(Stored dataset items)
Start

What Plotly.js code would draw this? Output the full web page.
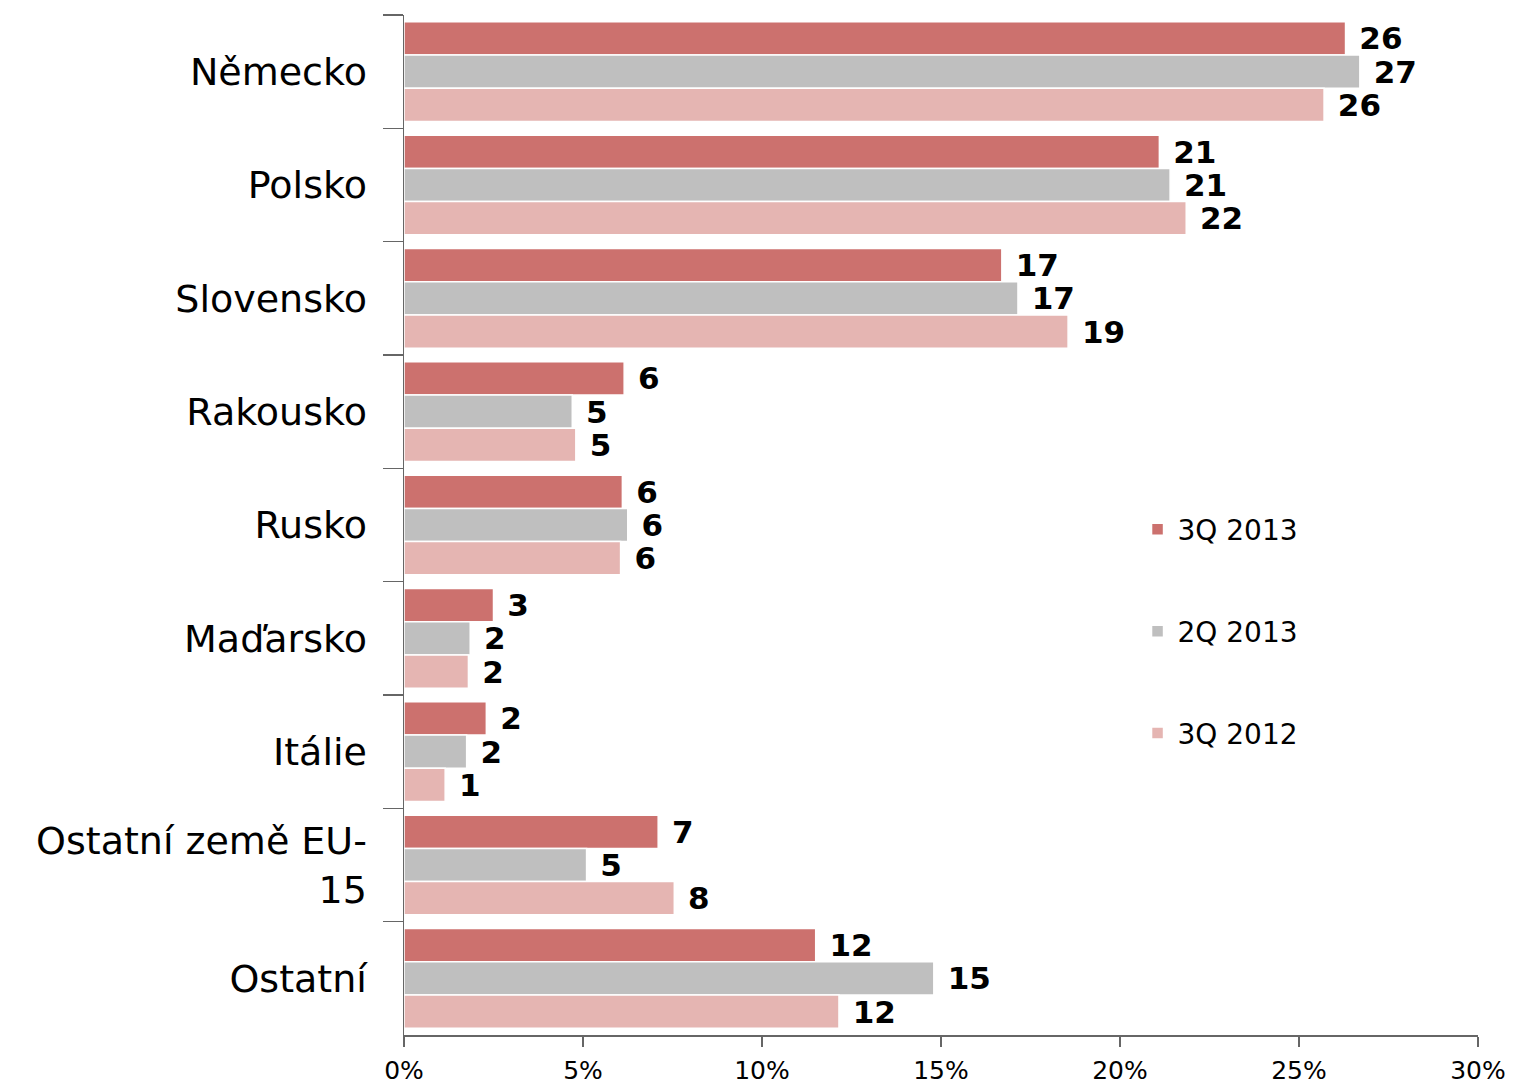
<!DOCTYPE html>
<html>
<head>
<meta charset="utf-8">
<script src="https://cdn.plot.ly/plotly-3.0.1.min.js"></script>
<style>html,body{margin:0;padding:0;background:#fff;}</style>
</head>
<body>
<div id="chart" style="width:1513px;height:1087px;"></div>
<script>
const categories = ["Německo", "Polsko", "Slovensko", "Rakousko", "Rusko", "Maďarsko", "Itálie", "Ostatní země EU-<br>15", "Ostatní"];
const q3_2013 = [26.3, 21.1, 16.7, 6.15, 6.1, 2.5, 2.3, 7.1, 11.5];
const q2_2013 = [26.7, 21.4, 17.15, 4.7, 6.25, 1.85, 1.75, 5.1, 14.8];
const q3_2012 = [25.7, 21.85, 18.55, 4.8, 6.05, 1.8, 1.15, 7.55, 12.15];
const seriesNames = ["3Q 2013", "2Q 2013", "3Q 2012"];
const xTickVals = [0, 5, 10, 15, 20, 25, 30];
const xTickText = ["0%", "5%", "10%", "15%", "20%", "25%", "30%"];

const colors = ["#CC716E", "#BFBFBF", "#E5B5B2"];
const series = [q3_2013, q2_2013, q3_2012];

const traces = series.map((vals, i) => ({
  type: "bar",
  orientation: "h",
  name: seriesNames[i],
  legendgroup: "g" + i,
  y: categories,
  x: vals,
  marker: {color: colors[i], line: {color: "#ffffff", width: 1.5}},
  texttemplate: "\u00a0%{x:.0f}",
  textposition: "outside",
  constraintext: "none",
  cliponaxis: false,
  textfont: {family: "DejaVu Sans", size: 31, color: "#000", weight: "bold"},
  hoverinfo: "none"
}));

const layout = {
  width: 1513,
  height: 1087,
  margin: {l: 404, r: 35, t: 15, b: 52},
  paper_bgcolor: "#fff",
  plot_bgcolor: "#fff",
  barmode: "group",
  bargap: 0.12,
  bargroupgap: 0,
  font: {family: "DejaVu Sans", color: "#000"},
  xaxis: {
    range: [0, 30],
    tickvals: xTickVals,
    ticktext: xTickText,
    showgrid: false,
    zeroline: false,
    showline: true,
    linecolor: "#666",
    linewidth: 1.5,
    ticks: "outside",
    ticklen: 10,
    tickcolor: "#666",
    tickwidth: 1.5,
    ticklabelstandoff: 2,
    tickfont: {family: "DejaVu Sans", size: 25, color: "#000"}
  },
  yaxis: {
    autorange: "reversed",
    showgrid: false,
    zeroline: false,
    showline: true,
    linecolor: "#666",
    linewidth: 1.5,
    ticks: "outside",
    tickson: "boundaries",
    ticklen: 20,
    tickcolor: "#666",
    tickwidth: 1.5,
    ticklabelstandoff: 28,
    tickfont: {family: "DejaVu Sans", size: 38, color: "#000"}
  },
  showlegend: true,
  legend: {
    x: 0.683,
    y: 0.52,
    xanchor: "left",
    yanchor: "top",
    font: {family: "DejaVu Sans", size: 28, color: "#000"},
    tracegroupgap: 62.5,
    itemwidth: 30,
    bgcolor: "rgba(0,0,0,0)"
  }
};

Plotly.newPlot("chart", traces, layout, {displayModeBar: false, staticPlot: true});
</script>
</body>
</html>
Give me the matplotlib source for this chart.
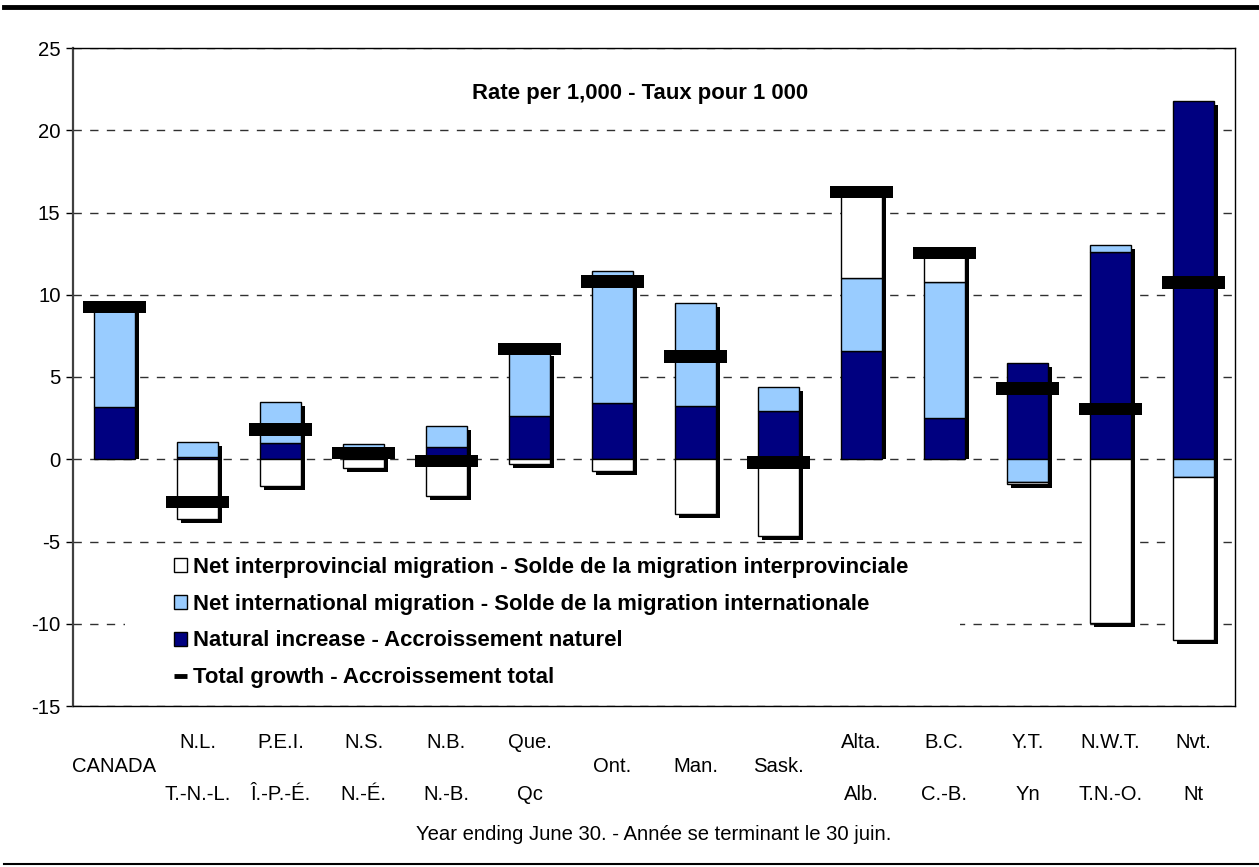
import numpy as np
import matplotlib.pyplot as plt
from matplotlib import transforms
from matplotlib.patches import Patch, Rectangle
from matplotlib.lines import Line2D

plt.rcParams['font.family'] = ['Liberation Sans', 'DejaVu Sans']
plt.rcParams['axes.unicode_minus'] = False

# labels: upper row (English), middle row, lower row (French)
lab_top = ['', 'N.L.', 'P.E.I.', 'N.S.', 'N.B.', 'Que.', '', '', '', 'Alta.', 'B.C.', 'Y.T.', 'N.W.T.', 'Nvt.']
lab_mid = ['CANADA', '', '', '', '', '', 'Ont.', 'Man.', 'Sask.', '', '', '', '', '']
lab_bot = ['', 'T.-N.-L.', 'Î.-P.-É.', 'N.-É.', 'N.-B.', 'Qc', '', '', '', 'Alb.', 'C.-B.', 'Yn', 'T.N.-O.', 'Nt']

# rates per 1,000
natural = [3.2, 0.15, 1.0, 0.05, 0.75, 2.6, 3.4, 3.25, 2.95, 6.6, 2.5, 5.85, 12.6, 21.8]
international = [6.0, 0.9, 2.45, 0.85, 1.3, 3.95, 8.05, 6.25, 1.45, 4.4, 8.25, -1.4, 0.4, -1.05]
interprovincial = [0.0, -3.65, -1.65, -0.55, -2.25, -0.3, -0.7, -3.3, -4.65, 5.1, 1.7, -0.1, -9.95, -9.95]
total = [9.25, -2.6, 1.8, 0.4, -0.1, 6.7, 10.8, 6.25, -0.2, 16.25, 12.55, 4.3, 3.05, 10.75]

series = [natural, international, interprovincial]
colors = ['#000080', '#99CCFF', 'white']

W, H = 1259, 867
fig = plt.figure(figsize=(W / 100, H / 100), dpi=100)
ax = fig.add_axes([73 / W, 1 - 706 / H, (1235 - 73) / W, (706 - 48) / H])

x = np.arange(len(natural))
pos = np.zeros(len(x))
neg = np.zeros(len(x))
for vals, c in zip(series, colors):
    v = np.array(vals)
    bottom = np.where(v >= 0, pos, neg)
    ax.bar(x, v, bottom=bottom, width=0.5, color=c, edgecolor='black', linewidth=1, zorder=3)
    pos = pos + np.clip(v, 0, None)
    neg = neg + np.clip(v, None, 0)
lo, hi = neg, pos

# drop shadow behind each stack
shadow = transforms.offset_copy(ax.transData, fig=fig, x=4, y=-4, units='dots')
sh_bottom = np.where(lo < 0, lo, lo + 0.25)
ax.bar(x, hi - sh_bottom, bottom=sh_bottom, width=0.5, color='black', zorder=2, transform=shadow)

# total growth markers
ax.bar(x, 0.75, bottom=np.array(total) - 0.375, width=0.77, color='black', zorder=5)

ax.set_xlim(-0.5, len(x) - 0.5)
ax.set_ylim(-15, 25)
ax.set_yticks(range(-15, 26, 5))
ax.set_xticks([])
ax.tick_params(axis='y', length=5, width=1, labelsize=14.6, pad=4)
ax.set_axisbelow(True)
ax.yaxis.grid(True, color='#303030', linewidth=1, dashes=(6, 6))
for s in ax.spines.values():
    s.set_linewidth(1)
    s.set_color('black')
ax.spines['left'].set_color('#404040')
ax.spines['left'].set_linewidth(1.6)

# white box behind legend hides the gridline
ax.add_patch(Rectangle((125 / W, 1 - 700 / H), (960 - 125) / W, 150 / H,
                       transform=fig.transFigure, facecolor='white', edgecolor='none', zorder=1))

fig.text(640 / W, 1 - 94 / H, 'Rate per 1,000 - Taux pour 1 000', ha='center', va='center',
         fontsize=15.9, fontweight='bold')

# category labels
tr = transforms.blended_transform_factory(ax.transData, fig.transFigure)
for i in x:
    ax.text(i, 1 - 743 / H, lab_top[i], transform=tr, ha='center', va='center', fontsize=14.6)
    ax.text(i, 1 - 767 / H, lab_mid[i], transform=tr, ha='center', va='center', fontsize=14.6)
    ax.text(i, 1 - 794 / H, lab_bot[i], transform=tr, ha='center', va='center', fontsize=14.6)

fig.text(654 / W, 1 - 834 / H, 'Year ending June 30. - Année se terminant le 30 juin.',
         ha='center', va='center', fontsize=14.6)

handles = [Patch(facecolor='white', edgecolor='black', linewidth=1),
           Patch(facecolor='#99CCFF', edgecolor='black', linewidth=1),
           Patch(facecolor='#000080', edgecolor='black', linewidth=1),
           Line2D([], [], color='black', linewidth=3.5, solid_capstyle='butt')]
labels = ['Net interprovincial migration - Solde de la migration interprovinciale',
          'Net international migration - Solde de la migration internationale',
          'Natural increase - Accroissement naturel',
          'Total growth - Accroissement total']
ax.legend(handles, labels, loc='upper left', bbox_to_anchor=(174 / W, 1 - 557 / H),
          bbox_transform=fig.transFigure, frameon=False, borderpad=0, borderaxespad=0,
          handlelength=0.6, handleheight=0.6, handletextpad=0.28, labelspacing=0.71,
          prop={'size': 15.9, 'weight': 'bold'})

fig.add_artist(Line2D([4 / W, 1], [1 - 7 / H, 1 - 7 / H], color='black', linewidth=3.5,
                      transform=fig.transFigure))
fig.add_artist(Line2D([4 / W, 1], [1 - 864 / H, 1 - 864 / H], color='black', linewidth=1.5,
                      transform=fig.transFigure))

fig.savefig('out.png', dpi=100)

End

Task: Retype the section that opens with the line holding "Give me the matplotlib source for this chart." and closes with the line holding "from matplotlib.lines import Line2D", exactly as it reads, without any pictures.

Exercise solution:
Give me the matplotlib source for this chart.
import numpy as np
import matplotlib.pyplot as plt
from matplotlib import transforms
from matplotlib.patches import Patch, Rectangle
from matplotlib.lines import Line2D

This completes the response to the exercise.